Riding eastwards and then northwards, we follow a river into the Troodos mountains.  Big blue skies and a warming sun on our backs.  We climb steadily up the valley.  Immediately after lunch in the shade we cross the river and climb steeply up onto the steep hillside.  Granny gears engage.  Little by little, inch by inch, upwards and upwards we climb, through the dry landscape.   Small villages perched up on the valley sides.  A dash of bougainvilea, tin pots of geraniums.
  A small church and a crowded graveyard.  The village fountain isn't a decorative feature- it's a tap with a small marble sink.  Where there's people, there's water.  First night's camp is outside a village where the road splits - left descends back down into the valley bottom and right continues climbing up to the next village on the mountainside.   We shelter behind pine trees below a farmer's vineyard.  Dogs bark and bay at the full moon.

We change our minds - instead of heading down we decide to stay up and follow the 'green' road on our map - the scenic route - traversing the mountainside and then climbing further up the next mountain.  The road splits again but one way is impossibly steep, so we take the longer 'easier' route, winding around a ridge through pines and past ocasional ledges with fields.  Old terraces cascade down steep slopes.  We find a roadside water fountain built with a white marble porch which provides shelter when the rain comes.  It pours down.  The steep road becomes a shallow river.  The puddles grow around us.  After a few hours of this Gayle decides to check out a camping place and tramps off into the rain.  She returns after a long while with a suggestion of a terrace back down the road.  It's late afternoon and the sky is still dark with rain, so we pitch in the long weeds, just out of sight of passing cars.

The young man who walks past in the morning doesn't look surprised.  He nods a hello and continues up the track with a bucket.  We guess he's taking food for a dog we heard barking in the night.  The  farmers often leave dogs tied up at sheds and outbuildings.  The farmers mostly live in the villages and drive out to their land.  We begin again up the road in our lowest gear.  It's a hard way to start the day. Inch by inch we climb.  By midday we have reached Promodos, the island's highest village.  We have pushed to get up some stretches of the road and cheered with joy at the sight of switchbacks which promise an easier gradient.  At one 45 degree bend we can look down the vertical short cut which we passed the day before.  It's a 2km distance down to the junction below.  We have taken a 24 hour detour to avoid it.   Mount Olympus, the island's highest, is over to our right lost in the cloud. We lookdown over the land we have just cycled through and we feel like we're on top of the world.

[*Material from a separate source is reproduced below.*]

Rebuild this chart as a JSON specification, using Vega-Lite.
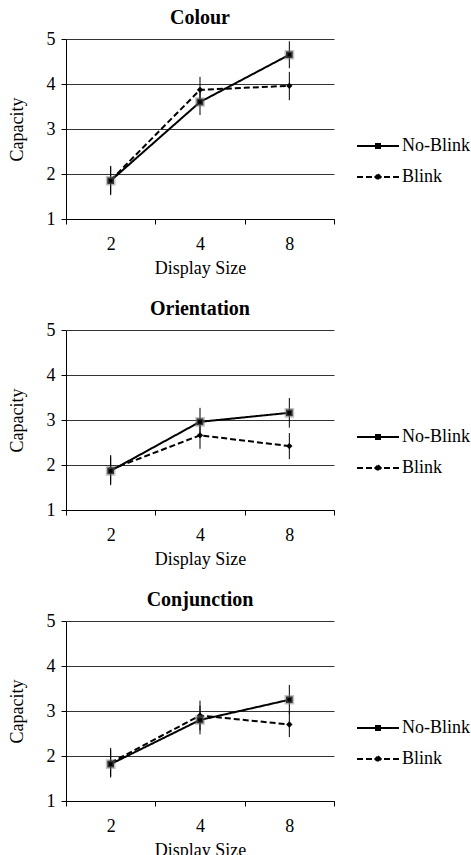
{
  "$schema": "https://vega.github.io/schema/vega-lite/v6.json",
  "padding": {"left": 8, "top": 8, "right": 0, "bottom": 0},
  "spacing": 22,
  "datasets": {
    "d": [
      {"task": "Colour", "size": 2, "cond": "No-Blink", "cap": 1.85, "lo": 1.53, "hi": 2.17},
      {"task": "Colour", "size": 4, "cond": "No-Blink", "cap": 3.6, "lo": 3.31, "hi": 3.89},
      {"task": "Colour", "size": 8, "cond": "No-Blink", "cap": 4.65, "lo": 4.35, "hi": 4.95},
      {"task": "Colour", "size": 2, "cond": "Blink", "cap": 1.86, "lo": 1.55, "hi": 2.18},
      {"task": "Colour", "size": 4, "cond": "Blink", "cap": 3.87, "lo": 3.58, "hi": 4.16},
      {"task": "Colour", "size": 8, "cond": "Blink", "cap": 3.96, "lo": 3.64, "hi": 4.27},
      {"task": "Orientation", "size": 2, "cond": "No-Blink", "cap": 1.87, "lo": 1.55, "hi": 2.19},
      {"task": "Orientation", "size": 4, "cond": "No-Blink", "cap": 2.96, "lo": 2.65, "hi": 3.27},
      {"task": "Orientation", "size": 8, "cond": "No-Blink", "cap": 3.16, "lo": 2.83, "hi": 3.49},
      {"task": "Orientation", "size": 2, "cond": "Blink", "cap": 1.9, "lo": 1.58, "hi": 2.22},
      {"task": "Orientation", "size": 4, "cond": "Blink", "cap": 2.66, "lo": 2.36, "hi": 2.96},
      {"task": "Orientation", "size": 8, "cond": "Blink", "cap": 2.42, "lo": 2.13, "hi": 2.71},
      {"task": "Conjunction", "size": 2, "cond": "No-Blink", "cap": 1.82, "lo": 1.52, "hi": 2.14},
      {"task": "Conjunction", "size": 4, "cond": "No-Blink", "cap": 2.8, "lo": 2.48, "hi": 3.12},
      {"task": "Conjunction", "size": 8, "cond": "No-Blink", "cap": 3.25, "lo": 2.93, "hi": 3.58},
      {"task": "Conjunction", "size": 2, "cond": "Blink", "cap": 1.85, "lo": 1.55, "hi": 2.18},
      {"task": "Conjunction", "size": 4, "cond": "Blink", "cap": 2.9, "lo": 2.57, "hi": 3.23},
      {"task": "Conjunction", "size": 8, "cond": "Blink", "cap": 2.7, "lo": 2.42, "hi": 2.98}
    ]
  },
  "config": {
    "font": "Liberation Serif",
    "view": {"stroke": null},
    "title": {"font": "Liberation Serif", "fontSize": 20, "fontWeight": "bold", "color": "black", "offset": 2},
    "axis": {
      "labelFont": "Liberation Serif", "titleFont": "Liberation Serif",
      "labelFontSize": 18, "titleFontSize": 18, "titleFontWeight": "normal",
      "labelColor": "black", "titleColor": "black",
      "domainColor": "black", "tickColor": "black", "tickSize": 5, "domainWidth": 1, "tickWidth": 1
    },
    "legend": {"labelFont": "Liberation Serif", "labelFontSize": 18, "labelColor": "black", "title": null, "orient": "none", "labelOffset": 2, "padding": 0, "rowPadding": -17,
      "symbolSize": 1764, "symbolStrokeWidth": 2, "symbolStrokeColor": "black", "symbolFillColor": "black", "symbolOpacity": 1, "legendX": 290, "legendY": 85}
  },
  "resolve": {"legend": {"shape": "independent", "strokeDash": "independent"}},
  "vconcat": [
    {
      "title": "Colour", "width": 268, "height": 180,
      "data": {"name": "d"},
      "transform": [{"filter": "datum.task === 'Colour'"}],
      "encoding": {
        "x": {"field": "size", "type": "quantitative",
          "scale": {"type": "log", "base": 2, "domain": [1.4142135623730951, 11.313708498984761], "nice": false, "zero": false},
          "axis": {"title": "Display Size", "grid": false, "labelOverlap": false, "labelFlush": false, "labelPadding": 11, "titlePadding": 6,
            "values": [1.4142135623730951, 2, 2.8284271247461903, 4, 5.656854249492381, 8, 11.313708498984761],
            "tickOpacity": {"condition": {"test": "abs(datum.value - round(datum.value)) < 0.001", "value": 0}, "value": 1},
            "labelExpr": "abs(datum.value - round(datum.value)) < 0.001 ? datum.label : ''"}},
        "y": {"field": "cap", "type": "quantitative",
          "scale": {"domain": [1, 5], "nice": false, "zero": false},
          "axis": {"title": "Capacity", "values": [1, 2, 3, 4, 5], "grid": true, "gridColor": "#333", "gridWidth": 1, "labelPadding": 6, "titlePadding": 20}}
      },
      "layer": [
        {"mark": {"type": "rule", "color": "black", "strokeWidth": 1}, "encoding": {"y": {"field": "lo", "type": "quantitative"}, "y2": {"field": "hi"}}},
        {"mark": {"type": "line", "color": "black", "strokeWidth": 2},
          "encoding": {"strokeDash": {"field": "cond", "type": "nominal", "scale": {"domain": ["No-Blink", "Blink"], "range": [[1, 0], [6, 3]]}}}},
        {"mark": {"type": "point", "filled": false, "color": "black", "size": 0, "strokeWidth": 2},
          "encoding": {"shape": {"field": "cond", "type": "nominal", "scale": {"domain": ["No-Blink", "Blink"], "range": ["M-1,0H1M-0.143,-0.095H0.143M-0.143,0.095H0.143", "M-1,0H1M0,-0.13L0.13,0L0,0.13L-0.13,0ZM0,-0.12V0.12"]}}}},
        {"transform": [{"filter": "datum.cond === 'Blink'"}],
          "mark": {"type": "point", "filled": true, "color": "black", "size": 40, "opacity": 1, "shape": "diamond"}},
        {"transform": [{"filter": "datum.cond === 'No-Blink'"}],
          "mark": {"type": "point", "filled": true, "fill": "black", "stroke": "#777", "strokeWidth": 3, "strokeOpacity": 0.45, "size": 45, "opacity": 1, "shape": "square"}}
      ]
    },
    {
      "title": "Orientation", "width": 268, "height": 180,
      "data": {"name": "d"},
      "transform": [{"filter": "datum.task === 'Orientation'"}],
      "encoding": {
        "x": {"field": "size", "type": "quantitative",
          "scale": {"type": "log", "base": 2, "domain": [1.4142135623730951, 11.313708498984761], "nice": false, "zero": false},
          "axis": {"title": "Display Size", "grid": false, "labelOverlap": false, "labelFlush": false, "labelPadding": 11, "titlePadding": 6,
            "values": [1.4142135623730951, 2, 2.8284271247461903, 4, 5.656854249492381, 8, 11.313708498984761],
            "tickOpacity": {"condition": {"test": "abs(datum.value - round(datum.value)) < 0.001", "value": 0}, "value": 1},
            "labelExpr": "abs(datum.value - round(datum.value)) < 0.001 ? datum.label : ''"}},
        "y": {"field": "cap", "type": "quantitative",
          "scale": {"domain": [1, 5], "nice": false, "zero": false},
          "axis": {"title": "Capacity", "values": [1, 2, 3, 4, 5], "grid": true, "gridColor": "#333", "gridWidth": 1, "labelPadding": 6, "titlePadding": 20}}
      },
      "layer": [
        {"mark": {"type": "rule", "color": "black", "strokeWidth": 1}, "encoding": {"y": {"field": "lo", "type": "quantitative"}, "y2": {"field": "hi"}}},
        {"mark": {"type": "line", "color": "black", "strokeWidth": 2},
          "encoding": {"strokeDash": {"field": "cond", "type": "nominal", "scale": {"domain": ["No-Blink", "Blink"], "range": [[1, 0], [6, 3]]}}}},
        {"mark": {"type": "point", "filled": false, "color": "black", "size": 0, "strokeWidth": 2},
          "encoding": {"shape": {"field": "cond", "type": "nominal", "scale": {"domain": ["No-Blink", "Blink"], "range": ["M-1,0H1M-0.143,-0.095H0.143M-0.143,0.095H0.143", "M-1,0H1M0,-0.13L0.13,0L0,0.13L-0.13,0ZM0,-0.12V0.12"]}}}},
        {"transform": [{"filter": "datum.cond === 'Blink'"}],
          "mark": {"type": "point", "filled": true, "color": "black", "size": 40, "opacity": 1, "shape": "diamond"}},
        {"transform": [{"filter": "datum.cond === 'No-Blink'"}],
          "mark": {"type": "point", "filled": true, "fill": "black", "stroke": "#777", "strokeWidth": 3, "strokeOpacity": 0.45, "size": 45, "opacity": 1, "shape": "square"}}
      ]
    },
    {
      "title": "Conjunction", "width": 268, "height": 180,
      "data": {"name": "d"},
      "transform": [{"filter": "datum.task === 'Conjunction'"}],
      "encoding": {
        "x": {"field": "size", "type": "quantitative",
          "scale": {"type": "log", "base": 2, "domain": [1.4142135623730951, 11.313708498984761], "nice": false, "zero": false},
          "axis": {"title": "Display Size", "grid": false, "labelOverlap": false, "labelFlush": false, "labelPadding": 11, "titlePadding": 6,
            "values": [1.4142135623730951, 2, 2.8284271247461903, 4, 5.656854249492381, 8, 11.313708498984761],
            "tickOpacity": {"condition": {"test": "abs(datum.value - round(datum.value)) < 0.001", "value": 0}, "value": 1},
            "labelExpr": "abs(datum.value - round(datum.value)) < 0.001 ? datum.label : ''"}},
        "y": {"field": "cap", "type": "quantitative",
          "scale": {"domain": [1, 5], "nice": false, "zero": false},
          "axis": {"title": "Capacity", "values": [1, 2, 3, 4, 5], "grid": true, "gridColor": "#333", "gridWidth": 1, "labelPadding": 6, "titlePadding": 20}}
      },
      "layer": [
        {"mark": {"type": "rule", "color": "black", "strokeWidth": 1}, "encoding": {"y": {"field": "lo", "type": "quantitative"}, "y2": {"field": "hi"}}},
        {"mark": {"type": "line", "color": "black", "strokeWidth": 2},
          "encoding": {"strokeDash": {"field": "cond", "type": "nominal", "scale": {"domain": ["No-Blink", "Blink"], "range": [[1, 0], [6, 3]]}}}},
        {"mark": {"type": "point", "filled": false, "color": "black", "size": 0, "strokeWidth": 2},
          "encoding": {"shape": {"field": "cond", "type": "nominal", "scale": {"domain": ["No-Blink", "Blink"], "range": ["M-1,0H1M-0.143,-0.095H0.143M-0.143,0.095H0.143", "M-1,0H1M0,-0.13L0.13,0L0,0.13L-0.13,0ZM0,-0.12V0.12"]}}}},
        {"transform": [{"filter": "datum.cond === 'Blink'"}],
          "mark": {"type": "point", "filled": true, "color": "black", "size": 40, "opacity": 1, "shape": "diamond"}},
        {"transform": [{"filter": "datum.cond === 'No-Blink'"}],
          "mark": {"type": "point", "filled": true, "fill": "black", "stroke": "#777", "strokeWidth": 3, "strokeOpacity": 0.45, "size": 45, "opacity": 1, "shape": "square"}}
      ]
    }
  ]
}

No smartphone. We have a map but can't read the very faint gradients.  So our arduous afternoon ride up and over towards Kakopetria turns out to be a full-on descent down and around the mountain instead.  It's a shock.  It's cold going down and there are signs of snow from the rain the night before.  Wanting to avoid arriving at the town at the wrong time of day we pull up and camp on a ledge behind an excavated pile of rock and earth.